Task description => Write again exactly the lines in the listing below, starting at the line with "Output the Python" and ending at the line with "import seaborn as sns", both included. Pictures are not copied.

Material shown =>
■ ■ ■ ■ ■ ■ ■

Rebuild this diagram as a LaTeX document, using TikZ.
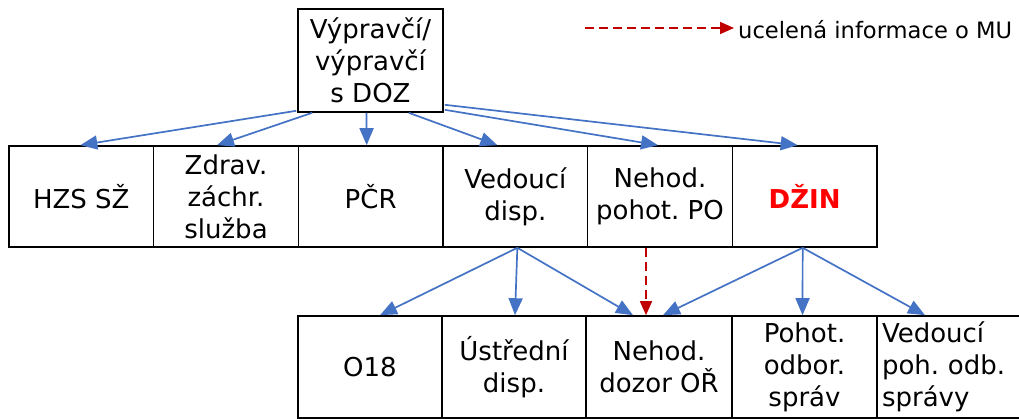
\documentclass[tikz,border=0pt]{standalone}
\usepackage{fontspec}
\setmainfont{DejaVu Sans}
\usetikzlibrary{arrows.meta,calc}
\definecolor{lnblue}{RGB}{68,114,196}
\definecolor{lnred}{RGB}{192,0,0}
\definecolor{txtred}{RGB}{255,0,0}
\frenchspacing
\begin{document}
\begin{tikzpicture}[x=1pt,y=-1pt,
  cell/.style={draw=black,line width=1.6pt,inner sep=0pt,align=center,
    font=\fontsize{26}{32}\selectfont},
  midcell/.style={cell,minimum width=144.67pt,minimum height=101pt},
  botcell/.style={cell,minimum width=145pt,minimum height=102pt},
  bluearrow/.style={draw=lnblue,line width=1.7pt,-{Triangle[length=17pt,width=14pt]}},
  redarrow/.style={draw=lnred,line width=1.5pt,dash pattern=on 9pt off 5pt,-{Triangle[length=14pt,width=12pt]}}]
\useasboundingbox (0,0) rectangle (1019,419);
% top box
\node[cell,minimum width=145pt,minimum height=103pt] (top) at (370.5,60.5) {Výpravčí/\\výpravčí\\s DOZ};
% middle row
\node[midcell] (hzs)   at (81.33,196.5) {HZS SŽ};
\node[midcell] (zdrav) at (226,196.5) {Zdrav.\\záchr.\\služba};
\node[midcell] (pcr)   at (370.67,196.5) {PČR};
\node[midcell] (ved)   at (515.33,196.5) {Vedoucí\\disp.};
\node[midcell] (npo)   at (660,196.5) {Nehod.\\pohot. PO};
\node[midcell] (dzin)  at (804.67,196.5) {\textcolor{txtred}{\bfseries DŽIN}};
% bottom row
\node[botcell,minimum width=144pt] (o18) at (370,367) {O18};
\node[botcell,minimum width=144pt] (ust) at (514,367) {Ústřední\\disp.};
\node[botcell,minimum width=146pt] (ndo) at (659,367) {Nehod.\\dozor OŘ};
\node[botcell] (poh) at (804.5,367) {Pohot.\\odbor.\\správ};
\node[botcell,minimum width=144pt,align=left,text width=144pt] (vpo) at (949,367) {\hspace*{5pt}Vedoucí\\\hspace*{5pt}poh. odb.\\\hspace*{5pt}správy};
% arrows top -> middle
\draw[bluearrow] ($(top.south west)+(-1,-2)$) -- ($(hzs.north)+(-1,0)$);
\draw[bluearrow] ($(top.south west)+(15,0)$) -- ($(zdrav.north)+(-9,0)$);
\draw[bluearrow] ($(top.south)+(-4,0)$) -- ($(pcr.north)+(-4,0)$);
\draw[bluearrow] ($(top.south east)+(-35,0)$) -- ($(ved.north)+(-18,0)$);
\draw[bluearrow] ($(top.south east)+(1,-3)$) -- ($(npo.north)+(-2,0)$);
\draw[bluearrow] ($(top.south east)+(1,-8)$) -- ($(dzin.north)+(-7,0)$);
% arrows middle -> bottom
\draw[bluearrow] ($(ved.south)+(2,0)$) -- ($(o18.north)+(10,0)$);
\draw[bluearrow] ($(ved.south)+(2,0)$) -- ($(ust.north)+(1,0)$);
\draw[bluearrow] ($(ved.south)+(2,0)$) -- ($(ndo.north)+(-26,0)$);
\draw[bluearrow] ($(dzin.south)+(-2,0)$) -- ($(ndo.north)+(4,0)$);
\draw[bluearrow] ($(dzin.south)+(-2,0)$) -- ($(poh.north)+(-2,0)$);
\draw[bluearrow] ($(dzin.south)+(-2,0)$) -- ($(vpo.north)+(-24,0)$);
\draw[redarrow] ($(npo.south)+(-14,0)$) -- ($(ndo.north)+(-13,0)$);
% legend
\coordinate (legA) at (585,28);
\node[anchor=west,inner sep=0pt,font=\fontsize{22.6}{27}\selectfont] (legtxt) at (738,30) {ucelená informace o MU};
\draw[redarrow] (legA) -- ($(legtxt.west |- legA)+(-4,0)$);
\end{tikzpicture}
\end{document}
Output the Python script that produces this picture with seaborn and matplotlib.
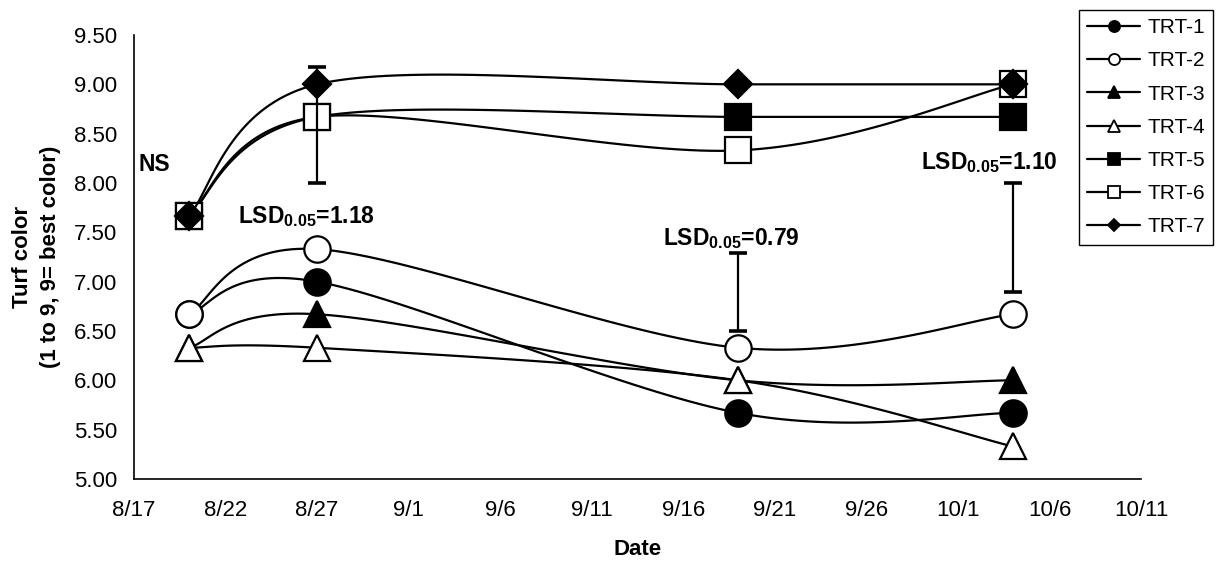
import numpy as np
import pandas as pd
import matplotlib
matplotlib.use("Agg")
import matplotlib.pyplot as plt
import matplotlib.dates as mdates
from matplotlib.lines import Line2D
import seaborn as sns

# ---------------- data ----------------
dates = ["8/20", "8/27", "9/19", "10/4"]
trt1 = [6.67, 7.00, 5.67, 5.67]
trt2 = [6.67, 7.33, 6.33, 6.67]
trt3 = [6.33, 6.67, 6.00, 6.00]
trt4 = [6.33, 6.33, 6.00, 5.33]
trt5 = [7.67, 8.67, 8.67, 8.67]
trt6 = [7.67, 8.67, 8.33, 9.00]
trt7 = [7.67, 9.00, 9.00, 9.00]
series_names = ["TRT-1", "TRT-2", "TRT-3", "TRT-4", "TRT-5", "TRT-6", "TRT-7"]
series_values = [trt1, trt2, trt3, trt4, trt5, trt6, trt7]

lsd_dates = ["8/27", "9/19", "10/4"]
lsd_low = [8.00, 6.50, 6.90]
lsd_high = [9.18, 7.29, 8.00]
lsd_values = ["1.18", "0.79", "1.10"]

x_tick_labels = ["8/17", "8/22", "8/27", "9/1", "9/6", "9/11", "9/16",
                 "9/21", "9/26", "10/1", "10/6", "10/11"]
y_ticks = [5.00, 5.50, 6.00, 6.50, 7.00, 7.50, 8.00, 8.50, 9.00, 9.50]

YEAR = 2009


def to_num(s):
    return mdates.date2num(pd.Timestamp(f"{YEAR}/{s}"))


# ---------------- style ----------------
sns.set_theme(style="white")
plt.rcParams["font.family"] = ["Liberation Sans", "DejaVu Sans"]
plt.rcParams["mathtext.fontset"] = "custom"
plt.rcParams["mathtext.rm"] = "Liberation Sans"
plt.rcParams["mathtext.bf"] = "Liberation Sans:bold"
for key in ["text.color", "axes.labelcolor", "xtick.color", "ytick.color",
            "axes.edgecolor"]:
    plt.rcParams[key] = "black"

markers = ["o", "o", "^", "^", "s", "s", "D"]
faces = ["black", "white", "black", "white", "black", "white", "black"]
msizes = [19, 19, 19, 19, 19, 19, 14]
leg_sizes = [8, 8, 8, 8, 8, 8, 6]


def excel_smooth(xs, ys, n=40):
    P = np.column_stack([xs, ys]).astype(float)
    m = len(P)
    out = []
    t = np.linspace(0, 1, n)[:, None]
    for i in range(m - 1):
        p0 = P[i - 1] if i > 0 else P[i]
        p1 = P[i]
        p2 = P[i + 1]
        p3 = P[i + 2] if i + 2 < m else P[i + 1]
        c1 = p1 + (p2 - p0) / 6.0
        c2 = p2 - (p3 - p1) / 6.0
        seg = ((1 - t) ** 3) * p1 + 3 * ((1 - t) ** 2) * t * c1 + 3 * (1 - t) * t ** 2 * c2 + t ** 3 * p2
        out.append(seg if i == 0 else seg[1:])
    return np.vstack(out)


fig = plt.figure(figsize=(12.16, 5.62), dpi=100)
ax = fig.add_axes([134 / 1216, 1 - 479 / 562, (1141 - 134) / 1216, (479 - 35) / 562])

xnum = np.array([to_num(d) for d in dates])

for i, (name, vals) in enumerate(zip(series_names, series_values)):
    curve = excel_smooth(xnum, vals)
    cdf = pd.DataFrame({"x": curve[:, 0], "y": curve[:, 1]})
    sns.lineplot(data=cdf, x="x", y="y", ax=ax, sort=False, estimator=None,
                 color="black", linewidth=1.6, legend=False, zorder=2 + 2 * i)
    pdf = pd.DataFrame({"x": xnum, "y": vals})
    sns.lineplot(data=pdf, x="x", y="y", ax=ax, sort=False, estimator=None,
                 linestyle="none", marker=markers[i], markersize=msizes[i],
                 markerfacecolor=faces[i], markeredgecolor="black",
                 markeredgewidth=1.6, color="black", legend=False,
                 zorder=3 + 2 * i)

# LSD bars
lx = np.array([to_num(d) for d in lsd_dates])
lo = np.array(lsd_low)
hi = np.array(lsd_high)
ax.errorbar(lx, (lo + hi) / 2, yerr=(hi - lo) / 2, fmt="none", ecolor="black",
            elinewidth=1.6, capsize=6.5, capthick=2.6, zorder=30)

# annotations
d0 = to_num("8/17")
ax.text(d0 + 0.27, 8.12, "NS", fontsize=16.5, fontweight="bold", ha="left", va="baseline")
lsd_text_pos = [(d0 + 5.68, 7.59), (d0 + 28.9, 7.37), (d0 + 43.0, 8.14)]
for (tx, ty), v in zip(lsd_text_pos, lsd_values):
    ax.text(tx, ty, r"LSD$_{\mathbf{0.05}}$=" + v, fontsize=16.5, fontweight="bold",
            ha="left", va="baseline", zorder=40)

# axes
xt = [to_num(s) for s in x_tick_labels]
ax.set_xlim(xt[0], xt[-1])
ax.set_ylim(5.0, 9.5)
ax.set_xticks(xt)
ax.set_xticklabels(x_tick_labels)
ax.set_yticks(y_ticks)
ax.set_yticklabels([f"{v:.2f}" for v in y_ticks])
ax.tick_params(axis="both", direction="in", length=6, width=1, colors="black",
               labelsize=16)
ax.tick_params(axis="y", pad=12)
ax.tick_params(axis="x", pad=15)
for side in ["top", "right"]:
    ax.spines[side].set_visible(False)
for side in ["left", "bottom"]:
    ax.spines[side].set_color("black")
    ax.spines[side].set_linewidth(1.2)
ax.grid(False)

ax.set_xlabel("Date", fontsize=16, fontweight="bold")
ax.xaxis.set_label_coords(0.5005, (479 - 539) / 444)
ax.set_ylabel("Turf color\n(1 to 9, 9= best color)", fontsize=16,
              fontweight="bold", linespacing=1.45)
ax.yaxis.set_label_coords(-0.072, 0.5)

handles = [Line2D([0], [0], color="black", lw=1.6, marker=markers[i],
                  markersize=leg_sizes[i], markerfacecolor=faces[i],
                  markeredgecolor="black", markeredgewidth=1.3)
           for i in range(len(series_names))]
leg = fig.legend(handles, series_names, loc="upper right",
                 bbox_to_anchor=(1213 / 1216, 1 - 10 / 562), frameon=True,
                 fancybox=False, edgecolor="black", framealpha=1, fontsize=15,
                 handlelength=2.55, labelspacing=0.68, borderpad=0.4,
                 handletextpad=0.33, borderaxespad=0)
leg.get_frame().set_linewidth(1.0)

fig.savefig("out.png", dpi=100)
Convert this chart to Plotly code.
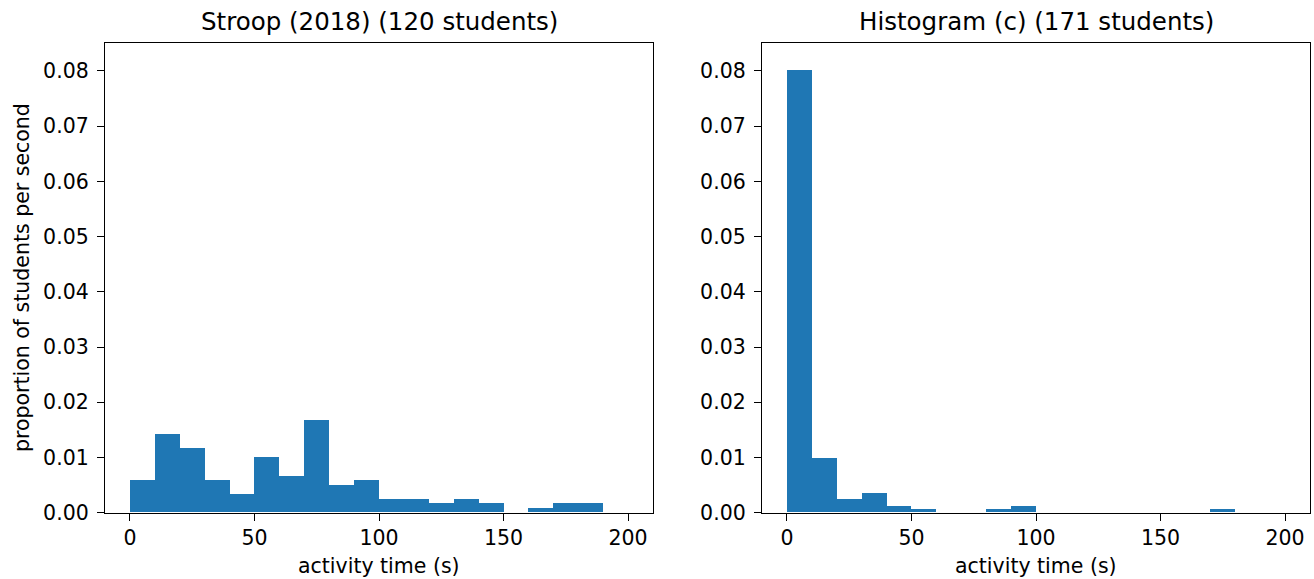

■ ■ ■ ■ ■ ■ ■

Task result =>
Output the Python script that produces this picture with seaborn and matplotlib.
import numpy as np
import pandas as pd
import matplotlib
matplotlib.use("Agg")
import matplotlib.pyplot as plt
import matplotlib.dates as mdates
from matplotlib.lines import Line2D
import seaborn as sns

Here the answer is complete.